▶ _Work to do_
Leaving out every picture, quote the data below exactly as it appears.

■ ■ ■ ■ ■ ■ ■

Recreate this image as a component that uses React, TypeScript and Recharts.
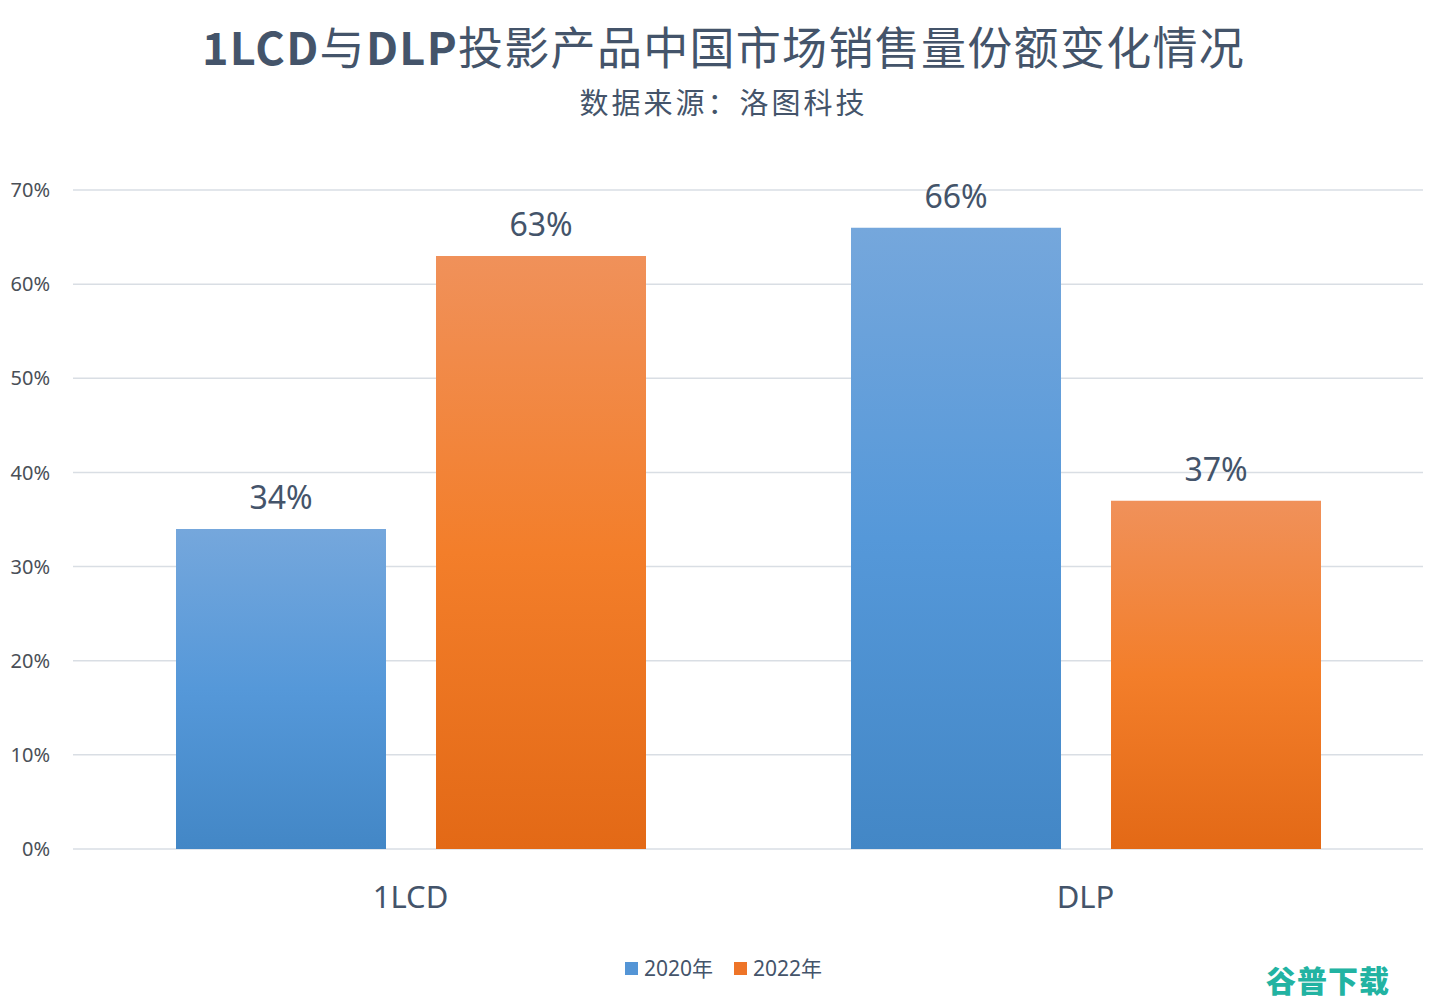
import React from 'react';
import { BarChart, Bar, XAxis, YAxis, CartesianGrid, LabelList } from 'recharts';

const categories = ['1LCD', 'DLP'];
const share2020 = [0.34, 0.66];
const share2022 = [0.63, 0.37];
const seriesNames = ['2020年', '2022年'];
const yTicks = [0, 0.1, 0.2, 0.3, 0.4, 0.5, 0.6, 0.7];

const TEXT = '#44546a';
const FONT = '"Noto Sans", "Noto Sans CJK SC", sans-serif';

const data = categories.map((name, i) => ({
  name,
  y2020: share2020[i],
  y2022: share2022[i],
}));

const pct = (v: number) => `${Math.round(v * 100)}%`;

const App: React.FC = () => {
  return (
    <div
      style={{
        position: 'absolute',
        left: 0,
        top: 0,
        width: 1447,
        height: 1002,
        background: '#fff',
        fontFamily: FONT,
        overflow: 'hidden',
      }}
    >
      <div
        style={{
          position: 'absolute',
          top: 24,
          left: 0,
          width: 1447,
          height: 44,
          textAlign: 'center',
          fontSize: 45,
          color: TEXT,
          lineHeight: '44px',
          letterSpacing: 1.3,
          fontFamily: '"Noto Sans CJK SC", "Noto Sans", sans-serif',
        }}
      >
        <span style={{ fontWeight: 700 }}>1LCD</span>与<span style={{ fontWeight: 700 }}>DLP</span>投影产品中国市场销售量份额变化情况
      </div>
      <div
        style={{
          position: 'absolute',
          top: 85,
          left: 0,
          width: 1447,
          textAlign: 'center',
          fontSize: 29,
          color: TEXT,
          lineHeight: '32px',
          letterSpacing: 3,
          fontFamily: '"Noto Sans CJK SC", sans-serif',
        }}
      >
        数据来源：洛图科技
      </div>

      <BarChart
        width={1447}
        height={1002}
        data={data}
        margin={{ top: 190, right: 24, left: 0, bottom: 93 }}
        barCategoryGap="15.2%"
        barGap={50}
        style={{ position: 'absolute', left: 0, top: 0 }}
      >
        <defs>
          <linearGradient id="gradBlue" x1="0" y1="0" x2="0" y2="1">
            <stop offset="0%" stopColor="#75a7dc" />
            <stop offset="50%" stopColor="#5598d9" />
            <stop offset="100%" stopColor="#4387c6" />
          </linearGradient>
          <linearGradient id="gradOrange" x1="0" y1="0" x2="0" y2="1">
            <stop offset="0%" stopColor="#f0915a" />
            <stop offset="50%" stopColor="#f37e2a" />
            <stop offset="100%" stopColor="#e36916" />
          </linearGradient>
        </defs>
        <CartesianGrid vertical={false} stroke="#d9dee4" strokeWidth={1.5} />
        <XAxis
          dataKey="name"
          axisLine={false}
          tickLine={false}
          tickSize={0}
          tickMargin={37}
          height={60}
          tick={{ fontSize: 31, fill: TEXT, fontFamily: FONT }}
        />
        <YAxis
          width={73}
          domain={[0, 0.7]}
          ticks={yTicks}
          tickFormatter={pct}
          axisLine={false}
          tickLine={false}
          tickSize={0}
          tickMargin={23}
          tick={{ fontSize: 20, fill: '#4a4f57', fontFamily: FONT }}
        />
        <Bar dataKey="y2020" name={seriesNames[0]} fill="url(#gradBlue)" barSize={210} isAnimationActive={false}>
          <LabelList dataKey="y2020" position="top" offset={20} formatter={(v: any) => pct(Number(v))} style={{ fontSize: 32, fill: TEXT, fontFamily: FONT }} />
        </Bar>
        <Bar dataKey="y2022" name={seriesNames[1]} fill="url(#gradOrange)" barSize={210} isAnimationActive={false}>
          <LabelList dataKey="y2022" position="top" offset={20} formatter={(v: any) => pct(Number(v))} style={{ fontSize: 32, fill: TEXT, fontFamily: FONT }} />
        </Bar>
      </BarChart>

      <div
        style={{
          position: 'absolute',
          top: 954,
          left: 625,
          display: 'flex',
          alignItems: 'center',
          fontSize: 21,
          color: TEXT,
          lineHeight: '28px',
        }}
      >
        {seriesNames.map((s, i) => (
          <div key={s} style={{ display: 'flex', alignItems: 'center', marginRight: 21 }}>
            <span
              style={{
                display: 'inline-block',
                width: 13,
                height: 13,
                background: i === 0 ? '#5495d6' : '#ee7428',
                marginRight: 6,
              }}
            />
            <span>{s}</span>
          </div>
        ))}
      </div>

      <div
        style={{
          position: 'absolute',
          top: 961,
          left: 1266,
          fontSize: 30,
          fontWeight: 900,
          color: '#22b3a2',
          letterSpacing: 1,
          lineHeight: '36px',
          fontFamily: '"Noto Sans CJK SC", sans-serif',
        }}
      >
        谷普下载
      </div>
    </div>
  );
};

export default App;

■ ■ ■ ■ ■ ■ ■

▶ _Complete response_
Recreate this image as a component that uses React, TypeScript and Recharts.
import React from 'react';
import { BarChart, Bar, XAxis, YAxis, CartesianGrid, LabelList } from 'recharts';

const categories = ['1LCD', 'DLP'];
const share2020 = [0.34, 0.66];
const share2022 = [0.63, 0.37];
const seriesNames = ['2020年', '2022年'];
const yTicks = [0, 0.1, 0.2, 0.3, 0.4, 0.5, 0.6, 0.7];

const TEXT = '#44546a';
const FONT = '"Noto Sans", "Noto Sans CJK SC", sans-serif';

const data = categories.map((name, i) => ({
  name,
  y2020: share2020[i],
  y2022: share2022[i],
}));

const pct = (v: number) => `${Math.round(v * 100)}%`;

const App: React.FC = () => {
  return (
    <div
      style={{
        position: 'absolute',
        left: 0,
        top: 0,
        width: 1447,
        height: 1002,
        background: '#fff',
        fontFamily: FONT,
        overflow: 'hidden',
      }}
    >
      <div
        style={{
          position: 'absolute',
          top: 24,
          left: 0,
          width: 1447,
          height: 44,
          textAlign: 'center',
          fontSize: 45,
          color: TEXT,
          lineHeight: '44px',
          letterSpacing: 1.3,
          fontFamily: '"Noto Sans CJK SC", "Noto Sans", sans-serif',
        }}
      >
        <span style={{ fontWeight: 700 }}>1LCD</span>与<span style={{ fontWeight: 700 }}>DLP</span>投影产品中国市场销售量份额变化情况
      </div>
      <div
        style={{
          position: 'absolute',
          top: 85,
          left: 0,
          width: 1447,
          textAlign: 'center',
          fontSize: 29,
          color: TEXT,
          lineHeight: '32px',
          letterSpacing: 3,
          fontFamily: '"Noto Sans CJK SC", sans-serif',
        }}
      >
        数据来源：洛图科技
      </div>

      <BarChart
        width={1447}
        height={1002}
        data={data}
        margin={{ top: 190, right: 24, left: 0, bottom: 93 }}
        barCategoryGap="15.2%"
        barGap={50}
        style={{ position: 'absolute', left: 0, top: 0 }}
      >
        <defs>
          <linearGradient id="gradBlue" x1="0" y1="0" x2="0" y2="1">
            <stop offset="0%" stopColor="#75a7dc" />
            <stop offset="50%" stopColor="#5598d9" />
            <stop offset="100%" stopColor="#4387c6" />
          </linearGradient>
          <linearGradient id="gradOrange" x1="0" y1="0" x2="0" y2="1">
            <stop offset="0%" stopColor="#f0915a" />
            <stop offset="50%" stopColor="#f37e2a" />
            <stop offset="100%" stopColor="#e36916" />
          </linearGradient>
        </defs>
        <CartesianGrid vertical={false} stroke="#d9dee4" strokeWidth={1.5} />
        <XAxis
          dataKey="name"
          axisLine={false}
          tickLine={false}
          tickSize={0}
          tickMargin={37}
          height={60}
          tick={{ fontSize: 31, fill: TEXT, fontFamily: FONT }}
        />
        <YAxis
          width={73}
          domain={[0, 0.7]}
          ticks={yTicks}
          tickFormatter={pct}
          axisLine={false}
          tickLine={false}
          tickSize={0}
          tickMargin={23}
          tick={{ fontSize: 20, fill: '#4a4f57', fontFamily: FONT }}
        />
        <Bar dataKey="y2020" name={seriesNames[0]} fill="url(#gradBlue)" barSize={210} isAnimationActive={false}>
          <LabelList dataKey="y2020" position="top" offset={20} formatter={(v: any) => pct(Number(v))} style={{ fontSize: 32, fill: TEXT, fontFamily: FONT }} />
        </Bar>
        <Bar dataKey="y2022" name={seriesNames[1]} fill="url(#gradOrange)" barSize={210} isAnimationActive={false}>
          <LabelList dataKey="y2022" position="top" offset={20} formatter={(v: any) => pct(Number(v))} style={{ fontSize: 32, fill: TEXT, fontFamily: FONT }} />
        </Bar>
      </BarChart>

      <div
        style={{
          position: 'absolute',
          top: 954,
          left: 625,
          display: 'flex',
          alignItems: 'center',
          fontSize: 21,
          color: TEXT,
          lineHeight: '28px',
        }}
      >
        {seriesNames.map((s, i) => (
          <div key={s} style={{ display: 'flex', alignItems: 'center', marginRight: 21 }}>
            <span
              style={{
                display: 'inline-block',
                width: 13,
                height: 13,
                background: i === 0 ? '#5495d6' : '#ee7428',
                marginRight: 6,
              }}
            />
            <span>{s}</span>
          </div>
        ))}
      </div>

      <div
        style={{
          position: 'absolute',
          top: 961,
          left: 1266,
          fontSize: 30,
          fontWeight: 900,
          color: '#22b3a2',
          letterSpacing: 1,
          lineHeight: '36px',
          fontFamily: '"Noto Sans CJK SC", sans-serif',
        }}
      >
        谷普下载
      </div>
    </div>
  );
};

export default App;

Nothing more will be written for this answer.